* START RECORDS SUPPLIED *

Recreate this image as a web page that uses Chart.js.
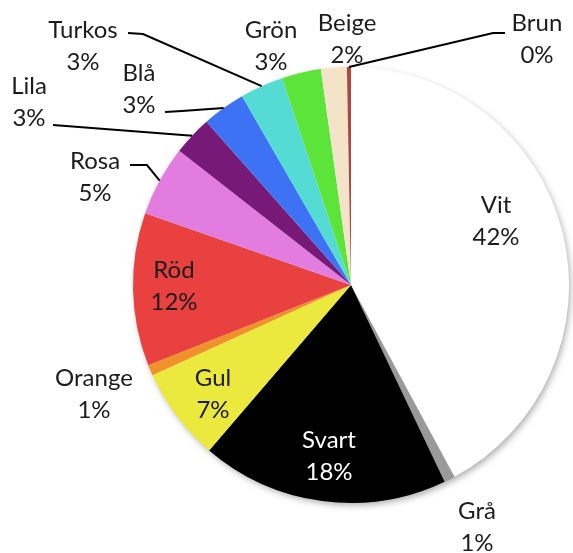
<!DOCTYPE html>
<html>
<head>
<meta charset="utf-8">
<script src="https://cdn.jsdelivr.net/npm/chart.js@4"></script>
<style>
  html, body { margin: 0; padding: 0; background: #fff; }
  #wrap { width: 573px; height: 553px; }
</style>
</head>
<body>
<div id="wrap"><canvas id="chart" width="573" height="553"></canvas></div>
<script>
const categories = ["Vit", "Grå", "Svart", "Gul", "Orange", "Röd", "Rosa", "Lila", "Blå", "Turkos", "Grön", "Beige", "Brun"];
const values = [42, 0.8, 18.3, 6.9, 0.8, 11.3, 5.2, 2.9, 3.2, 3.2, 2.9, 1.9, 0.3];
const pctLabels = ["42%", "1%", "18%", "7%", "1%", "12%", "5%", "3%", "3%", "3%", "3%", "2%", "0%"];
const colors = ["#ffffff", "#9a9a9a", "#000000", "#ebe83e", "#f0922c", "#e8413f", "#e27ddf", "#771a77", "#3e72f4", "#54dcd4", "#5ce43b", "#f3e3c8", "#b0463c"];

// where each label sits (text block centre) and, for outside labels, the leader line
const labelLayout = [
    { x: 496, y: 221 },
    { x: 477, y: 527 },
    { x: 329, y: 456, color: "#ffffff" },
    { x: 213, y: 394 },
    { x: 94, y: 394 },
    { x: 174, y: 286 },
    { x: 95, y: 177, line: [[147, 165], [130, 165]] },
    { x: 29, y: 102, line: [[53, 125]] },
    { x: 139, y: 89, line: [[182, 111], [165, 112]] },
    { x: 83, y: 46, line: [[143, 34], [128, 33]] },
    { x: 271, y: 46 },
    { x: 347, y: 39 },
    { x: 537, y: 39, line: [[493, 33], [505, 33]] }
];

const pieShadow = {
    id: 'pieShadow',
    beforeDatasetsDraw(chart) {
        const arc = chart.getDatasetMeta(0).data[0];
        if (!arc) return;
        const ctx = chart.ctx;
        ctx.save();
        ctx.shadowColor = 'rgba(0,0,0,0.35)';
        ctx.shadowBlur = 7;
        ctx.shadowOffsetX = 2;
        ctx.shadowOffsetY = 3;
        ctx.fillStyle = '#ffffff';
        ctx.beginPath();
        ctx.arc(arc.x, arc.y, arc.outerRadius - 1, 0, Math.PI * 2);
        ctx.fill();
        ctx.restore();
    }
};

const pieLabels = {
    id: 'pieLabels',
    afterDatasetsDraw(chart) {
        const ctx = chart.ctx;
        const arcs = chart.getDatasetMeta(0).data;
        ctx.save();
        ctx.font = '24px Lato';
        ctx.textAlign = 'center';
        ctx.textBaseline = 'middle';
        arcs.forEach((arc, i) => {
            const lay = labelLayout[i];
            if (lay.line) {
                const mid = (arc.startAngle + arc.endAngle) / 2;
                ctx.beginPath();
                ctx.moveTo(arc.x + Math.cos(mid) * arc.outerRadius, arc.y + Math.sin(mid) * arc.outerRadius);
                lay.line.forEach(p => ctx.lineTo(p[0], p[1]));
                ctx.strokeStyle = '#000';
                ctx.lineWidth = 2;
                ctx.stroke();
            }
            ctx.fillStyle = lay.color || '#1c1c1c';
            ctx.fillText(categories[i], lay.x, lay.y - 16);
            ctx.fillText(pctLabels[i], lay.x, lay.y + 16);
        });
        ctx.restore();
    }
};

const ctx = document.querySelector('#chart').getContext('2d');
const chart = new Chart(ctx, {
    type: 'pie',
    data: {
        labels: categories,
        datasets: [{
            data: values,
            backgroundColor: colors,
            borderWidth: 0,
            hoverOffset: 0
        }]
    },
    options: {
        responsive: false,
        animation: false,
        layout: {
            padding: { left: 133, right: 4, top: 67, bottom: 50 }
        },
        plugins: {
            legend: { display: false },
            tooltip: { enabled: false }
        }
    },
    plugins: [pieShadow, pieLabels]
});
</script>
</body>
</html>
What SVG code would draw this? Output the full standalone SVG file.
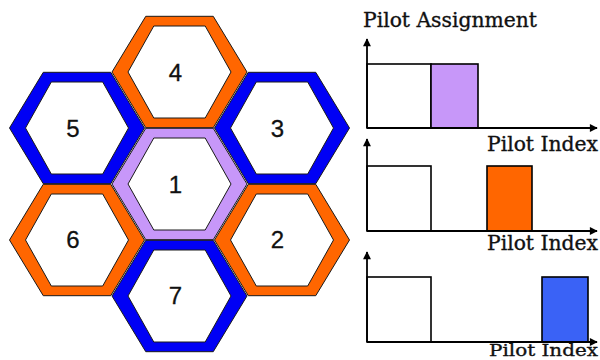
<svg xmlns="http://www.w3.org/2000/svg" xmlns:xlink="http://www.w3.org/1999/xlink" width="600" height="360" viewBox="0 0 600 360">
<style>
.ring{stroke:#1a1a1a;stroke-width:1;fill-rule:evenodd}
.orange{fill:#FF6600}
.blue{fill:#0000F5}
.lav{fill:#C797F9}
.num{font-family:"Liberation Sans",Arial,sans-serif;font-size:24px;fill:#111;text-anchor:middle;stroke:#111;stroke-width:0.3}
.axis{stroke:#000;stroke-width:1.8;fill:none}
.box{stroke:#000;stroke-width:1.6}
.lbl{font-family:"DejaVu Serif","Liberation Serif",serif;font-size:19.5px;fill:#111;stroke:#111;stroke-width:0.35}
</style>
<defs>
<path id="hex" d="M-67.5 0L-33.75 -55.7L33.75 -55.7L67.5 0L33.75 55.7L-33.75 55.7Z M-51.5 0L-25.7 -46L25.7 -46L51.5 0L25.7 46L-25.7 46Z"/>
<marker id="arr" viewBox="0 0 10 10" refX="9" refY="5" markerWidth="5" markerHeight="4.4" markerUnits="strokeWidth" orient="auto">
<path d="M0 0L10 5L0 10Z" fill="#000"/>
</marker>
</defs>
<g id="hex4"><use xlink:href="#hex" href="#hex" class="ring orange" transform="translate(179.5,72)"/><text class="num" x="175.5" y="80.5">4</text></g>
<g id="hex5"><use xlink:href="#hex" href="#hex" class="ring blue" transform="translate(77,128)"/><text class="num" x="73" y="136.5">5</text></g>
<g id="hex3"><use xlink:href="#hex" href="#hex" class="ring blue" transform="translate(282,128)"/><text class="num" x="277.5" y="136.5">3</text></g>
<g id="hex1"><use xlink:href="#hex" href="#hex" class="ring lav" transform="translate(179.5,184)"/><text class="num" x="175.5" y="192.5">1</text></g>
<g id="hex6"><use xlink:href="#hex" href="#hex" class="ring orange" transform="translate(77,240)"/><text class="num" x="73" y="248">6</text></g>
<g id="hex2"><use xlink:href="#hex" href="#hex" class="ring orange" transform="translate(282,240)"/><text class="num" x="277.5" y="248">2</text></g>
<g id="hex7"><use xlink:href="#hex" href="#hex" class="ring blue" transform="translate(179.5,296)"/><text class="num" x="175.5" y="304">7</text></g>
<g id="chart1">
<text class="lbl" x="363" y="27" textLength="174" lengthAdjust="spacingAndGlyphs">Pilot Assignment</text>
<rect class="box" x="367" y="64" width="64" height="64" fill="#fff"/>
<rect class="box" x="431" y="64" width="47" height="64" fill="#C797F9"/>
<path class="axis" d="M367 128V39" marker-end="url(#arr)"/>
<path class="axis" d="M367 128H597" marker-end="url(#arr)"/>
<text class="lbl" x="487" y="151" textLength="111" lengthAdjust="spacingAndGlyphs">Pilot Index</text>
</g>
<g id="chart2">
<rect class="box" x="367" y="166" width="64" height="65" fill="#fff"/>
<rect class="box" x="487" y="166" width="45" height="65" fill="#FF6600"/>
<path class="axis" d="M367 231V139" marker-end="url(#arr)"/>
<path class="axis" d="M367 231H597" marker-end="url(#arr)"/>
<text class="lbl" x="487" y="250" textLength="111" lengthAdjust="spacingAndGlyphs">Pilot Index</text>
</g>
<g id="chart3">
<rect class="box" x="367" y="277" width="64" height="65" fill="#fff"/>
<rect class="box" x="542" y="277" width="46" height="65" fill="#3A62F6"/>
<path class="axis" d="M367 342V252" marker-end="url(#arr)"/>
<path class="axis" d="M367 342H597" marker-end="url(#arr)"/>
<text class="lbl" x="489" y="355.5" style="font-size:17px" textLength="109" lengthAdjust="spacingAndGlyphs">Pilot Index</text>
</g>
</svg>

* END RECORDS SUPPLIED *

→ SET PROBLEM: Look through the listing and extract every line with "this" in it.

→ RIGHT ANSWER:
Recreate this image as a web page that uses Chart.js.
What SVG code would draw this? Output the full standalone SVG file.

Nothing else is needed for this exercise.